Saturday, June 13, 2009

Army Kids are Army Strong

My Army Strong Army kids
A Welcome Home Hug

I have been thinking lately about Army kids and how they seem to have their very own brand of independence and confidence, honed by years of moving to new places, meeting new people, and saying farewell to good friends whose Soldier had been reassigned to a new location. When my kids talk about taking a family trip, they don't stop at the local Six Flags or Water Park. They suggest places like Washington, DC, London, England, and Vicenza, Italy ... all places where friends have moved in the past year.

In my reminiscing of Army kids, I was reminded of an Army child I met years ago, before we had kids of our own. My husband and I had just moved into temporary quarters at Fort Stewart, Georgia, when we heard a knock at our door. We had just arrived and no one yet knew how to reach us, so we were surprised to have a visitor. When I opened the door, a little girl about nine years old was standing there. "Welcome!" she said, "I am new here, too. Do you have any kids I could play with?" I loved that she was making the most of her situation (with her parents close by), and "growing where she was planted." It makes me wonder what personality traits she will take with her into her adult life that are enhanced by living the Army life during her childhood.

I have been monitoring my own children closely as of late, evaluating their reactions to the separation from their father along with seeing more close friends pack up to leave this summer. Last week, we were able to welcome our Soldier home from a year-long deployment.

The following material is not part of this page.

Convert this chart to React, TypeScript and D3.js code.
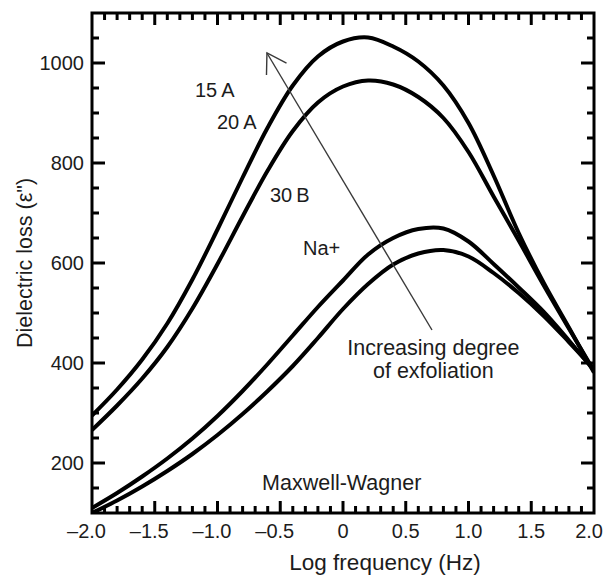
import React from "react";
import * as d3 from "d3";

const logFreq = [-2.0, -1.8, -1.6, -1.4, -1.2, -1.0, -0.8, -0.6, -0.4, -0.2, 0.0, 0.2, 0.4, 0.6, 0.8, 1.0, 1.2, 1.4, 1.6, 1.8, 2.0];
const loss15A = [295, 347, 407, 479, 567, 667, 771, 871, 955, 1013, 1043, 1051, 1033, 1003, 955, 880, 775, 660, 560, 471, 381];
const loss20A = [266, 315, 369, 432, 509, 598, 693, 785, 864, 921, 953, 965, 957, 932, 890, 822, 733, 645, 555, 469, 384];
const loss30B = [110, 140, 173, 209, 249, 294, 344, 398, 455, 512, 565, 617, 650, 668, 669, 643, 598, 551, 502, 445, 385];
const lossNa = [100, 125, 153, 184, 218, 256, 298, 344, 394, 450, 508, 558, 597, 619, 626, 613, 580, 540, 494, 442, 388];
const seriesValues = [loss15A, loss20A, loss30B, lossNa];

const xTickValues = [-2, -1.5, -1, -0.5, 0, 0.5, 1, 1.5, 2];
const xTickLabels = ["\u20132.0", "\u20131.5", "\u20131.0", "\u20130.5", "0", "0.5", "1.0", "1.5", "2.0"];
const yTickValues = [200, 400, 600, 800, 1000];
const yTickLabels = ["200", "400", "600", "800", "1000"];

const curveLabels = ["15\u2009A", "20\u2009A", "30\u2009B", "Na+"];
const curveLabelPos: [number, number][] = [[-1.18, 932], [-1.004, 868], [-0.582, 722], [-0.319, 616]];
const arrowFrom: [number, number] = [0.709, 466];
const arrowTo: [number, number] = [-0.606, 1020];

const FONT = "'Liberation Sans', Arial, Helvetica, sans-serif";
const INK = "#1c1c1c";

export default function App() {
  const W = 605, H = 575;
  const left = 92, right = 594, top = 13, bottom = 513;
  const x = d3.scaleLinear().domain([-2, 2]).range([left, right]);
  const y = d3.scaleLinear().domain([100, 1100]).range([bottom, top]);

  const line = d3.line<number>()
    .x((_, i) => x(logFreq[i]))
    .y((d) => y(d))
    .curve(d3.curveCatmullRom.alpha(0.5));

  const xMinor = d3.range(-19, 20).map((k) => k / 10);
  const yMinor = d3.range(150, 1100, 50);

  // arrow geometry
  const ax1 = x(arrowFrom[0]), ay1 = y(arrowFrom[1]);
  const ax2 = x(arrowTo[0]), ay2 = y(arrowTo[1]);
  const ang = Math.atan2(ay1 - ay2, ax1 - ax2);
  const headLen = 22, spread = (32 * Math.PI) / 180;
  const w1 = [ax2 + headLen * Math.cos(ang - spread), ay2 + headLen * Math.sin(ang - spread)];
  const w2 = [ax2 + headLen * Math.cos(ang + spread), ay2 + headLen * Math.sin(ang + spread)];

  return (
    <svg width={W} height={H} style={{ position: "absolute", left: 0, top: 0, background: "#fff" }} fontFamily={FONT}>
      <defs>
        <clipPath id="plotClip">
          <rect x={left} y={top} width={right - left} height={bottom - top} />
        </clipPath>
      </defs>
      <rect x={0} y={0} width={W} height={H} fill="#fff" />

      {/* curves */}
      <g clipPath="url(#plotClip)">
        {seriesValues.map((vals, i) => (
          <path key={i} d={line(vals) || ""} fill="none" stroke="#000" strokeWidth={4} strokeLinejoin="round" />
        ))}
      </g>

      {/* arrow */}
      <g stroke="#3a3a3a" strokeWidth={1.4} fill="none">
        <line x1={ax1} y1={ay1} x2={ax2} y2={ay2} />
        <polyline points={`${w1[0]},${w1[1]} ${ax2},${ay2} ${w2[0]},${w2[1]}`} />
      </g>

      {/* ticks */}
      <g stroke="#000" strokeWidth={3}>
        {xMinor.map((v) => {
          const major = Math.abs(v * 2 - Math.round(v * 2)) < 1e-6;
          const len = major ? 12 : 7;
          return (
            <g key={"xt" + v}>
              <line x1={x(v)} x2={x(v)} y1={bottom} y2={bottom - len} />
              <line x1={x(v)} x2={x(v)} y1={top} y2={top + len} />
            </g>
          );
        })}
        {yMinor.map((v) => {
          const major = v % 200 === 0;
          const len = major ? 13 : 7;
          return (
            <g key={"yt" + v}>
              <line x1={left} x2={left + len} y1={y(v)} y2={y(v)} />
              <line x1={right} x2={right - len} y1={y(v)} y2={y(v)} />
            </g>
          );
        })}
      </g>

      {/* frame */}
      <rect x={left} y={top} width={right - left} height={bottom - top} fill="none" stroke="#000" strokeWidth={3} />

      {/* tick labels */}
      <g fill={INK} fontSize={20}>
        {xTickValues.map((v, i) => {
          const last = i === xTickValues.length - 1;
          return (
            <text key={"xl" + i} x={last ? W - 2 : x(v)} y={538}
              textAnchor={last ? "end" : "middle"} dx={v < 0 ? -5.5 : 0}>
              {xTickLabels[i]}
            </text>
          );
        })}
        {yTickValues.map((v, i) => (
          <text key={"yl" + i} x={84} y={y(v)} dy="0.36em" textAnchor="end">
            {yTickLabels[i]}
          </text>
        ))}
      </g>

      {/* axis titles */}
      <text x={385} y={570} textAnchor="middle" fontSize={22.5} fill={INK}>Log frequency (Hz)</text>
      <text transform={`translate(32,263) rotate(-90)`} textAnchor="middle" fontSize={21.5} fill={INK}>
        Dielectric loss (ε")
      </text>

      {/* curve labels */}
      <g fill={INK} fontSize={20}>
        {curveLabels.map((t, i) => (
          <text key={"cl" + i} x={x(curveLabelPos[i][0])} y={y(curveLabelPos[i][1])}>{t}</text>
        ))}
      </g>

      {/* annotations */}
      <g fill={INK} fontSize={21.5}>
        <text x={x(-0.645)} y={y(146)}>Maxwell-Wagner</text>
        <text x={x(0.72)} y={y(416)} textAnchor="middle">Increasing degree</text>
        <text x={x(0.72)} y={y(370)} textAnchor="middle">of exfoliation</text>
      </g>
    </svg>
  );
}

As we went through the various stages that were a part of this event, I kept an especially close eye on both of my children, ages nine and six. They have endured a long year of separation from their all-time hero and father and were beyond excited to welcome him home.

I enjoyed observing them making "Welcome Home" banners (favorite quote? "Mommy, how do you spell 'welcome-home-daddy-you-are-my-hero-and-I-have-missed-you-so-much-and-let's-play-our-favorite-game-when-we-get-home!'"), cleaning their rooms, baking welcome-home cookies, and hanging welcome home signs all over our house. They both made comments that the last few days before 'welcome home' were just too long. One said it's harder than waiting for Santa Claus; the other simply stated, "We've waited for this day for a long time."

Numerous times, I found myself filled with a strange mix of emotions -- pride, joy, sadness, anxiety -- as I worked with them to get ready for Daddy to come home. I loved how excited they were and was so proud of how well they have handled all that they had been handed during this time apart. I was thrilled that we would be a complete family unit again and that my youngest would have a parent available who could actually help him with his baseball stance (and not just say things like, "Mmm, I don't think that looks quite right, honey. Try lifting your elbows a bit ..."). I was also a bit anxious about what their reaction would be to seeing their Daddy again. I knew they would be happy, but it must be every Army spouse's nightmare that their children might not recognize their Soldier-parent upon return.

As it turned out, our welcome home ceremony was scheduled for midnight. The boys were crushed that they had to go to bed ONE MORE TIME before Daddy would be there, but were able to fall asleep fairly quickly. When I woke them up, the oldest bolted out of bed, slid into his shoes (they both went to bed in the shorts/shirt they would wear to greet Daddy), and raced to the front door. The youngest was exhausted and fought all the way to the car ("Why are you waking me UP?!?!?"), but woke up on the ride to post, thrilled to be on his way to getting his Dad.

When we arrived at the parade field, I was again amazed at the flexibility and independence of Army kids. My sons immediately approached a group of kids gathered on the field and, within minutes, were playing like old friends. As "arrival time" grew nearer, I watched the growing group of kids on the field. A dee-jay was playing fun songs and they ran and danced and played like they had all been best friends for life. It occurred to me that having a deployed parent in common might just be as strong a bond as knowing each other since birth.

Eventually, the deejay announced that the buses were just moments away. We watched as the military police car, with sirens blaring and lights flashing, escorted our Soldiers to the field. The Soldiers then exited the bus, moved into a formation, and began marching across the field. As they got close, the deejay announced, "Ladies and Gentlemen! America's Heroes are HOME!!" The cheers were deafening and the front row of kids looking for their parent again caught my attention. The looks of pure joy and excitement on these little faces were a wonder to see.

As the 2-minute ceremony ended, the announcer said, "In the fine tradition of the Cavalry, it is time to find your Soldier ... CHARGE!" If you've ever seen an elementary school field day race, you'll have some idea of how fast these kids reached their Soldiers. I think my oldest might have broken some sort of land-speed record as he sprinted to tackle his dad. As caught up as I was in greeting my husband, my hero, and the love of my life ... I still was astounded at the Army kids around me, all welcoming their hero home, and all ready for whatever might come next.

For these and a hundred other reasons, Army kids are heroes.  Army Strong!